OBJECTIVE:
Exactly as written, retype the listing below, omitting the pictures.

AVAILABLE DATA:
Begin
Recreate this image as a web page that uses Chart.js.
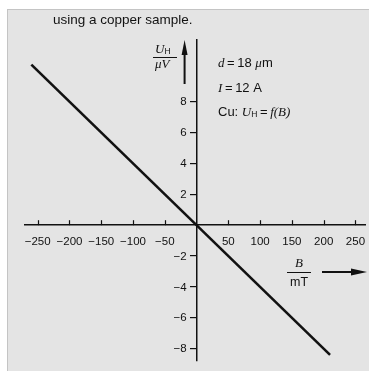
<!DOCTYPE html>
<html>
<head>
<meta charset="utf-8">
<script src="https://cdn.jsdelivr.net/npm/chart.js@4.4.0/dist/chart.umd.min.js"></script>
<style>
  html, body { margin: 0; padding: 0; background: #fff; }
  #sheet { position: absolute; left: 7px; top: 9px; right: 0; bottom: 0; background: #e4e4e4;
           border-left: 1px solid #c4c4c4; border-top: 1px solid #c4c4c4; }
  #wrap { position: absolute; left: 0; top: 0; width: 369px; height: 371px; }
</style>
</head>
<body>
<div id="sheet"></div>
<div id="wrap"><canvas id="hallChart"></canvas></div>
<script>
// Hall voltage of a copper sample vs magnetic flux density
const fluxDensity = [-260, 210];      // B in mT
const hallVoltage = [10.4, -8.4];     // U_H in µV
const xTickValues = [-250, -200, -150, -100, -50, 50, 100, 150, 200, 250];
const yTickValues = [-8, -6, -4, -2, 2, 4, 6, 8];

const INK = '#111';
const SANS = '"Liberation Sans", Arial, sans-serif';
const SERIF = '"Liberation Serif", "Times New Roman", serif';

const fmt = v => (v < 0 ? '\u2212' + Math.abs(v) : String(v));

// draw a sequence of [text, font, dy] pieces starting at x
function drawRuns(ctx, x, y, runs) {
  runs.forEach(([txt, font, dy]) => {
    ctx.font = font;
    ctx.fillText(txt, x, y + (dy || 0));
    x += ctx.measureText(txt).width;
  });
}

const annotations = {
  id: 'annotations',
  afterDraw(chart) {
    const ctx = chart.ctx;
    const xs = chart.scales.x, ys = chart.scales.y;
    const ox = xs.getPixelForValue(0), oy = ys.getPixelForValue(0);
    ctx.save();
    ctx.fillStyle = INK;
    ctx.strokeStyle = INK;
    ctx.textBaseline = 'alphabetic';
    ctx.textAlign = 'left';

    // caption remnant
    ctx.font = '13.5px ' + SANS;
    ctx.fillText('using a copper sample.', 53, 24);

    // x tick marks (pointing up)
    ctx.lineWidth = 1.2;
    xTickValues.forEach(v => {
      const px = Math.round(xs.getPixelForValue(v)) + 0.5;
      ctx.beginPath();
      ctx.moveTo(px, oy);
      ctx.lineTo(px, oy - 5);
      ctx.stroke();
    });

    // y tick labels, right aligned left of the tick marks
    ctx.textAlign = 'right';
    ctx.textBaseline = 'middle';
    ctx.font = '11.5px ' + SANS;
    yTickValues.forEach(v => {
      ctx.fillText(fmt(v), ox - 10, ys.getPixelForValue(v) + 0.5);
    });
    ctx.textAlign = 'left';
    ctx.textBaseline = 'alphabetic';

    // y axis quantity: U_H / µV
    drawRuns(ctx, 155, 53, [['U', 'italic 13px ' + SERIF], ['H', '8.5px ' + SANS, 1]]);
    ctx.lineWidth = 1;
    ctx.beginPath(); ctx.moveTo(153, 57.5); ctx.lineTo(177, 57.5); ctx.stroke();
    drawRuns(ctx, 155, 68, [['\u03bcV', 'italic 13px ' + SERIF]]);

    // arrow up
    ctx.lineWidth = 2;
    ctx.beginPath(); ctx.moveTo(ox - 12, 84); ctx.lineTo(ox - 12, 50); ctx.stroke();
    ctx.beginPath();
    ctx.moveTo(ox - 12, 40); ctx.lineTo(ox - 15, 55); ctx.lineTo(ox - 9, 55); ctx.closePath(); ctx.fill();

    // parameters
    const S = '13px ' + SANS, I = 'italic 13px ' + SERIF;
    drawRuns(ctx, 218, 67, [['d', I], ['\u2009=\u200918 ', S], ['\u03bc', I], ['m', S]]);
    drawRuns(ctx, 218, 92, [['I', I], ['\u2009=\u200912 A', S]]);
    drawRuns(ctx, 218, 116, [['Cu: ', S], ['U', I], ['H', '8.5px ' + SANS, 1],
                             ['\u2009=\u2009', S], ['f', I], ['(B)', I]]);

    // x axis quantity: B / mT
    ctx.textAlign = 'center';
    ctx.font = 'italic 13px ' + SERIF;
    ctx.fillText('B', 299, 267);
    ctx.lineWidth = 1;
    ctx.beginPath(); ctx.moveTo(287, 272.5); ctx.lineTo(311, 272.5); ctx.stroke();
    ctx.font = '12.5px ' + SANS;
    ctx.fillText('mT', 299, 286);

    // arrow right
    ctx.lineWidth = 2;
    ctx.beginPath(); ctx.moveTo(322, 272); ctx.lineTo(355, 272); ctx.stroke();
    ctx.beginPath();
    ctx.moveTo(367, 272); ctx.lineTo(351, 268.5); ctx.lineTo(351, 275.5); ctx.closePath(); ctx.fill();

    ctx.restore();
  }
};

new Chart(document.getElementById('hallChart'), {
  type: 'scatter',
  data: {
    datasets: [{
      data: fluxDensity.map((b, i) => ({ x: b, y: hallVoltage[i] })),
      showLine: true,
      borderColor: INK,
      borderWidth: 2.6,
      pointRadius: 0,
      borderCapStyle: 'butt'
    }]
  },
  options: {
    responsive: true,
    maintainAspectRatio: false,
    animation: false,
    layout: { padding: { left: 25, right: 4, top: 40, bottom: 10 } },
    plugins: { legend: { display: false }, tooltip: { enabled: false } },
    scales: {
      x: {
        type: 'linear',
        min: -270,
        max: 265,
        position: { y: 0 },
        afterBuildTicks: s => { s.ticks = xTickValues.map(v => ({ value: v })); },
        afterFit: s => { s.height = 0; s.paddingLeft = 0; s.paddingRight = 0; },
        grid: { display: false, drawTicks: false },
        border: { display: true, color: INK, width: 1.5 },
        ticks: {
          autoSkip: false, maxRotation: 0, padding: 10, color: INK,
          font: { family: SANS, size: 11.5 },
          callback: v => fmt(v)
        }
      },
      y: {
        type: 'linear',
        min: -8.8,
        max: 12,
        position: { x: 0 },
        afterBuildTicks: s => { s.ticks = yTickValues.map(v => ({ value: v })); },
        afterFit: s => { s.width = 0; },
        grid: { drawOnChartArea: false, drawTicks: true, tickLength: 6, color: INK, lineWidth: 1.2 },
        border: { display: true, color: INK, width: 1.5 },
        ticks: { display: false }
      }
    }
  },
  plugins: [annotations]
});
</script>
</body>
</html>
End
RESPONSE TO THE EXERCISE:
Recreate this image as a web page that uses Chart.js.
<!DOCTYPE html>
<html>
<head>
<meta charset="utf-8">
<script src="https://cdn.jsdelivr.net/npm/chart.js@4.4.0/dist/chart.umd.min.js"></script>
<style>
  html, body { margin: 0; padding: 0; background: #fff; }
  #sheet { position: absolute; left: 7px; top: 9px; right: 0; bottom: 0; background: #e4e4e4;
           border-left: 1px solid #c4c4c4; border-top: 1px solid #c4c4c4; }
  #wrap { position: absolute; left: 0; top: 0; width: 369px; height: 371px; }
</style>
</head>
<body>
<div id="sheet"></div>
<div id="wrap"><canvas id="hallChart"></canvas></div>
<script>
// Hall voltage of a copper sample vs magnetic flux density
const fluxDensity = [-260, 210];      // B in mT
const hallVoltage = [10.4, -8.4];     // U_H in µV
const xTickValues = [-250, -200, -150, -100, -50, 50, 100, 150, 200, 250];
const yTickValues = [-8, -6, -4, -2, 2, 4, 6, 8];

const INK = '#111';
const SANS = '"Liberation Sans", Arial, sans-serif';
const SERIF = '"Liberation Serif", "Times New Roman", serif';

const fmt = v => (v < 0 ? '\u2212' + Math.abs(v) : String(v));

// draw a sequence of [text, font, dy] pieces starting at x
function drawRuns(ctx, x, y, runs) {
  runs.forEach(([txt, font, dy]) => {
    ctx.font = font;
    ctx.fillText(txt, x, y + (dy || 0));
    x += ctx.measureText(txt).width;
  });
}

const annotations = {
  id: 'annotations',
  afterDraw(chart) {
    const ctx = chart.ctx;
    const xs = chart.scales.x, ys = chart.scales.y;
    const ox = xs.getPixelForValue(0), oy = ys.getPixelForValue(0);
    ctx.save();
    ctx.fillStyle = INK;
    ctx.strokeStyle = INK;
    ctx.textBaseline = 'alphabetic';
    ctx.textAlign = 'left';

    // caption remnant
    ctx.font = '13.5px ' + SANS;
    ctx.fillText('using a copper sample.', 53, 24);

    // x tick marks (pointing up)
    ctx.lineWidth = 1.2;
    xTickValues.forEach(v => {
      const px = Math.round(xs.getPixelForValue(v)) + 0.5;
      ctx.beginPath();
      ctx.moveTo(px, oy);
      ctx.lineTo(px, oy - 5);
      ctx.stroke();
    });

    // y tick labels, right aligned left of the tick marks
    ctx.textAlign = 'right';
    ctx.textBaseline = 'middle';
    ctx.font = '11.5px ' + SANS;
    yTickValues.forEach(v => {
      ctx.fillText(fmt(v), ox - 10, ys.getPixelForValue(v) + 0.5);
    });
    ctx.textAlign = 'left';
    ctx.textBaseline = 'alphabetic';

    // y axis quantity: U_H / µV
    drawRuns(ctx, 155, 53, [['U', 'italic 13px ' + SERIF], ['H', '8.5px ' + SANS, 1]]);
    ctx.lineWidth = 1;
    ctx.beginPath(); ctx.moveTo(153, 57.5); ctx.lineTo(177, 57.5); ctx.stroke();
    drawRuns(ctx, 155, 68, [['\u03bcV', 'italic 13px ' + SERIF]]);

    // arrow up
    ctx.lineWidth = 2;
    ctx.beginPath(); ctx.moveTo(ox - 12, 84); ctx.lineTo(ox - 12, 50); ctx.stroke();
    ctx.beginPath();
    ctx.moveTo(ox - 12, 40); ctx.lineTo(ox - 15, 55); ctx.lineTo(ox - 9, 55); ctx.closePath(); ctx.fill();

    // parameters
    const S = '13px ' + SANS, I = 'italic 13px ' + SERIF;
    drawRuns(ctx, 218, 67, [['d', I], ['\u2009=\u200918 ', S], ['\u03bc', I], ['m', S]]);
    drawRuns(ctx, 218, 92, [['I', I], ['\u2009=\u200912 A', S]]);
    drawRuns(ctx, 218, 116, [['Cu: ', S], ['U', I], ['H', '8.5px ' + SANS, 1],
                             ['\u2009=\u2009', S], ['f', I], ['(B)', I]]);

    // x axis quantity: B / mT
    ctx.textAlign = 'center';
    ctx.font = 'italic 13px ' + SERIF;
    ctx.fillText('B', 299, 267);
    ctx.lineWidth = 1;
    ctx.beginPath(); ctx.moveTo(287, 272.5); ctx.lineTo(311, 272.5); ctx.stroke();
    ctx.font = '12.5px ' + SANS;
    ctx.fillText('mT', 299, 286);

    // arrow right
    ctx.lineWidth = 2;
    ctx.beginPath(); ctx.moveTo(322, 272); ctx.lineTo(355, 272); ctx.stroke();
    ctx.beginPath();
    ctx.moveTo(367, 272); ctx.lineTo(351, 268.5); ctx.lineTo(351, 275.5); ctx.closePath(); ctx.fill();

    ctx.restore();
  }
};

new Chart(document.getElementById('hallChart'), {
  type: 'scatter',
  data: {
    datasets: [{
      data: fluxDensity.map((b, i) => ({ x: b, y: hallVoltage[i] })),
      showLine: true,
      borderColor: INK,
      borderWidth: 2.6,
      pointRadius: 0,
      borderCapStyle: 'butt'
    }]
  },
  options: {
    responsive: true,
    maintainAspectRatio: false,
    animation: false,
    layout: { padding: { left: 25, right: 4, top: 40, bottom: 10 } },
    plugins: { legend: { display: false }, tooltip: { enabled: false } },
    scales: {
      x: {
        type: 'linear',
        min: -270,
        max: 265,
        position: { y: 0 },
        afterBuildTicks: s => { s.ticks = xTickValues.map(v => ({ value: v })); },
        afterFit: s => { s.height = 0; s.paddingLeft = 0; s.paddingRight = 0; },
        grid: { display: false, drawTicks: false },
        border: { display: true, color: INK, width: 1.5 },
        ticks: {
          autoSkip: false, maxRotation: 0, padding: 10, color: INK,
          font: { family: SANS, size: 11.5 },
          callback: v => fmt(v)
        }
      },
      y: {
        type: 'linear',
        min: -8.8,
        max: 12,
        position: { x: 0 },
        afterBuildTicks: s => { s.ticks = yTickValues.map(v => ({ value: v })); },
        afterFit: s => { s.width = 0; },
        grid: { drawOnChartArea: false, drawTicks: true, tickLength: 6, color: INK, lineWidth: 1.2 },
        border: { display: true, color: INK, width: 1.5 },
        ticks: { display: false }
      }
    }
  },
  plugins: [annotations]
});
</script>
</body>
</html>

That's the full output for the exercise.